··· Information supplied
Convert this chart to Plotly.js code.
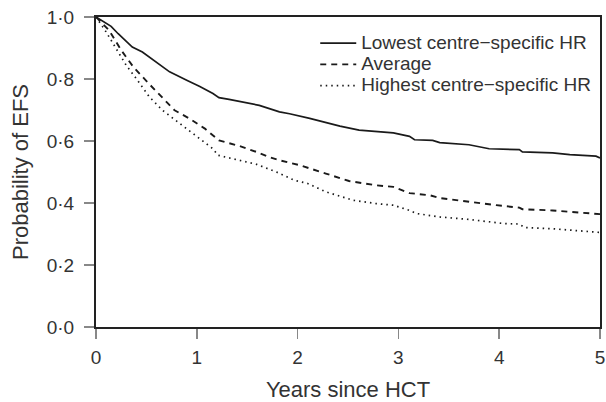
<!DOCTYPE html>
<html>
<head>
<meta charset="utf-8">
<script src="https://cdn.plot.ly/plotly-3.0.1.min.js"></script>
<style>html,body{margin:0;padding:0;background:#fff;}#chart{width:606px;height:402px;}</style>
</head>
<body>
<div id="chart"></div>
<script>
// Lowest centre-specific HR
const lowT = [0, 0.15, 0.22, 0.36, 0.46, 0.6, 0.73, 0.9, 1.03, 1.16, 1.22, 1.32, 1.46, 1.62, 1.82, 1.92, 2.12, 2.42, 2.61, 2.95, 3.11, 3.16, 3.34, 3.41, 3.7, 3.9, 4.2, 4.23, 4.53, 4.7, 4.96, 5];
const lowV = [1.0, 0.97, 0.946, 0.903, 0.887, 0.855, 0.823, 0.796, 0.776, 0.753, 0.74, 0.734, 0.726, 0.715, 0.694, 0.688, 0.673, 0.648, 0.635, 0.626, 0.615, 0.604, 0.602, 0.595, 0.588, 0.575, 0.572, 0.565, 0.562, 0.556, 0.551, 0.545];
// Average
const avgT = [0, 0.13, 0.25, 0.37, 0.51, 0.65, 0.78, 0.93, 1.08, 1.22, 1.42, 1.59, 1.72, 1.82, 2.02, 2.28, 2.51, 2.78, 2.95, 3.11, 3.31, 3.41, 3.7, 3.97, 4.2, 4.23, 4.53, 4.93, 5];
const avgV = [1.0, 0.957, 0.893, 0.839, 0.79, 0.742, 0.699, 0.672, 0.64, 0.602, 0.584, 0.565, 0.548, 0.538, 0.522, 0.495, 0.471, 0.457, 0.452, 0.432, 0.425, 0.416, 0.403, 0.393, 0.385, 0.38, 0.376, 0.366, 0.364];
// Highest centre-specific HR
const highT = [0, 0.1, 0.2, 0.3, 0.4, 0.53, 0.66, 0.83, 0.99, 1.16, 1.21, 1.42, 1.59, 1.79, 1.97, 2.1, 2.28, 2.55, 2.78, 2.95, 3.11, 3.18, 3.41, 3.7, 4.04, 4.2, 4.25, 4.53, 4.96, 5];
const highV = [1.0, 0.952, 0.898, 0.844, 0.801, 0.742, 0.699, 0.656, 0.618, 0.575, 0.554, 0.538, 0.525, 0.5, 0.473, 0.463, 0.436, 0.409, 0.398, 0.393, 0.376, 0.366, 0.355, 0.347, 0.334, 0.332, 0.321, 0.317, 0.306, 0.305];

const seriesNames = ['Lowest centre\u2212specific HR', 'Average', 'Highest centre\u2212specific HR'];
const xTicks = [0, 1, 2, 3, 4, 5];
const xTickText = ['0', '1', '2', '3', '4', '5'];
const yTicks = [0, 0.2, 0.4, 0.6, 0.8, 1.0];
const yTickText = ['0\u00b70', '0\u00b72', '0\u00b74', '0\u00b76', '0\u00b78', '1\u00b70'];

const FONT = 'Liberation Sans, Arial, Helvetica, sans-serif';
// legend text is drawn larger than the legend's row spacing font
const legendName = n => '<span style="font-size:19px">' + n + '</span>';
const traces = [
  {x: lowT, y: lowV, name: legendName(seriesNames[0]), mode: 'lines', line: {color: '#1a1a1a', width: 1.7, dash: 'solid'}},
  {x: avgT, y: avgV, name: legendName(seriesNames[1]), mode: 'lines', line: {color: '#1a1a1a', width: 1.9, dash: '6px,5px'}},
  {x: highT, y: highV, name: legendName(seriesNames[2]), mode: 'lines', line: {color: '#1a1a1a', width: 1.7, dash: '1.5px,4px'}}
];

const axisCommon = {
  showgrid: false, zeroline: false,
  showline: true, linecolor: '#222', linewidth: 2, mirror: true,
  ticks: 'outside', ticklen: 10, tickcolor: '#888', tickwidth: 1.5,
  tickfont: {family: FONT, size: 19, color: '#333'}
};

const layout = {
  width: 606, height: 402,
  margin: {l: 96, r: 6, t: 17, b: 75, pad: 0},
  paper_bgcolor: '#fff', plot_bgcolor: '#fff',
  font: {family: FONT, color: '#333'},
  showlegend: true,
  legend: {
    x: 0.435, y: 0.966, xanchor: 'left', yanchor: 'top',
    bgcolor: 'rgba(0,0,0,0)', borderwidth: 0,
    font: {family: FONT, size: 14, color: '#333'},
    tracegroupgap: 0, itemwidth: 36
  },
  xaxis: Object.assign({}, axisCommon, {
    range: [0, 5], tickvals: xTicks, ticktext: xTickText,
    ticklabelstandoff: 2,
    title: {text: 'Years since HCT', font: {family: FONT, size: 22, color: '#333'}, standoff: 17}
  }),
  yaxis: Object.assign({}, axisCommon, {
    range: [0, 1], tickvals: yTicks, ticktext: yTickText,
    ticklabelstandoff: 6,
    title: {text: 'Probability of EFS', font: {family: FONT, size: 22, color: '#333'}, standoff: 12}
  })
};

Plotly.newPlot('chart', traces, layout, {displayModeBar: false, staticPlot: true});
</script>
</body>
</html>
······
## [Exercise details]
Using the material above, return every line exactly as it appears, minus the pictures.

## [Exercise output]
Convert this chart to Plotly.js code.
<!DOCTYPE html>
<html>
<head>
<meta charset="utf-8">
<script src="https://cdn.plot.ly/plotly-3.0.1.min.js"></script>
<style>html,body{margin:0;padding:0;background:#fff;}#chart{width:606px;height:402px;}</style>
</head>
<body>
<div id="chart"></div>
<script>
// Lowest centre-specific HR
const lowT = [0, 0.15, 0.22, 0.36, 0.46, 0.6, 0.73, 0.9, 1.03, 1.16, 1.22, 1.32, 1.46, 1.62, 1.82, 1.92, 2.12, 2.42, 2.61, 2.95, 3.11, 3.16, 3.34, 3.41, 3.7, 3.9, 4.2, 4.23, 4.53, 4.7, 4.96, 5];
const lowV = [1.0, 0.97, 0.946, 0.903, 0.887, 0.855, 0.823, 0.796, 0.776, 0.753, 0.74, 0.734, 0.726, 0.715, 0.694, 0.688, 0.673, 0.648, 0.635, 0.626, 0.615, 0.604, 0.602, 0.595, 0.588, 0.575, 0.572, 0.565, 0.562, 0.556, 0.551, 0.545];
// Average
const avgT = [0, 0.13, 0.25, 0.37, 0.51, 0.65, 0.78, 0.93, 1.08, 1.22, 1.42, 1.59, 1.72, 1.82, 2.02, 2.28, 2.51, 2.78, 2.95, 3.11, 3.31, 3.41, 3.7, 3.97, 4.2, 4.23, 4.53, 4.93, 5];
const avgV = [1.0, 0.957, 0.893, 0.839, 0.79, 0.742, 0.699, 0.672, 0.64, 0.602, 0.584, 0.565, 0.548, 0.538, 0.522, 0.495, 0.471, 0.457, 0.452, 0.432, 0.425, 0.416, 0.403, 0.393, 0.385, 0.38, 0.376, 0.366, 0.364];
// Highest centre-specific HR
const highT = [0, 0.1, 0.2, 0.3, 0.4, 0.53, 0.66, 0.83, 0.99, 1.16, 1.21, 1.42, 1.59, 1.79, 1.97, 2.1, 2.28, 2.55, 2.78, 2.95, 3.11, 3.18, 3.41, 3.7, 4.04, 4.2, 4.25, 4.53, 4.96, 5];
const highV = [1.0, 0.952, 0.898, 0.844, 0.801, 0.742, 0.699, 0.656, 0.618, 0.575, 0.554, 0.538, 0.525, 0.5, 0.473, 0.463, 0.436, 0.409, 0.398, 0.393, 0.376, 0.366, 0.355, 0.347, 0.334, 0.332, 0.321, 0.317, 0.306, 0.305];

const seriesNames = ['Lowest centre\u2212specific HR', 'Average', 'Highest centre\u2212specific HR'];
const xTicks = [0, 1, 2, 3, 4, 5];
const xTickText = ['0', '1', '2', '3', '4', '5'];
const yTicks = [0, 0.2, 0.4, 0.6, 0.8, 1.0];
const yTickText = ['0\u00b70', '0\u00b72', '0\u00b74', '0\u00b76', '0\u00b78', '1\u00b70'];

const FONT = 'Liberation Sans, Arial, Helvetica, sans-serif';
// legend text is drawn larger than the legend's row spacing font
const legendName = n => '<span style="font-size:19px">' + n + '</span>';
const traces = [
  {x: lowT, y: lowV, name: legendName(seriesNames[0]), mode: 'lines', line: {color: '#1a1a1a', width: 1.7, dash: 'solid'}},
  {x: avgT, y: avgV, name: legendName(seriesNames[1]), mode: 'lines', line: {color: '#1a1a1a', width: 1.9, dash: '6px,5px'}},
  {x: highT, y: highV, name: legendName(seriesNames[2]), mode: 'lines', line: {color: '#1a1a1a', width: 1.7, dash: '1.5px,4px'}}
];

const axisCommon = {
  showgrid: false, zeroline: false,
  showline: true, linecolor: '#222', linewidth: 2, mirror: true,
  ticks: 'outside', ticklen: 10, tickcolor: '#888', tickwidth: 1.5,
  tickfont: {family: FONT, size: 19, color: '#333'}
};

const layout = {
  width: 606, height: 402,
  margin: {l: 96, r: 6, t: 17, b: 75, pad: 0},
  paper_bgcolor: '#fff', plot_bgcolor: '#fff',
  font: {family: FONT, color: '#333'},
  showlegend: true,
  legend: {
    x: 0.435, y: 0.966, xanchor: 'left', yanchor: 'top',
    bgcolor: 'rgba(0,0,0,0)', borderwidth: 0,
    font: {family: FONT, size: 14, color: '#333'},
    tracegroupgap: 0, itemwidth: 36
  },
  xaxis: Object.assign({}, axisCommon, {
    range: [0, 5], tickvals: xTicks, ticktext: xTickText,
    ticklabelstandoff: 2,
    title: {text: 'Years since HCT', font: {family: FONT, size: 22, color: '#333'}, standoff: 17}
  }),
  yaxis: Object.assign({}, axisCommon, {
    range: [0, 1], tickvals: yTicks, ticktext: yTickText,
    ticklabelstandoff: 6,
    title: {text: 'Probability of EFS', font: {family: FONT, size: 22, color: '#333'}, standoff: 12}
  })
};

Plotly.newPlot('chart', traces, layout, {displayModeBar: false, staticPlot: true});
</script>
</body>
</html>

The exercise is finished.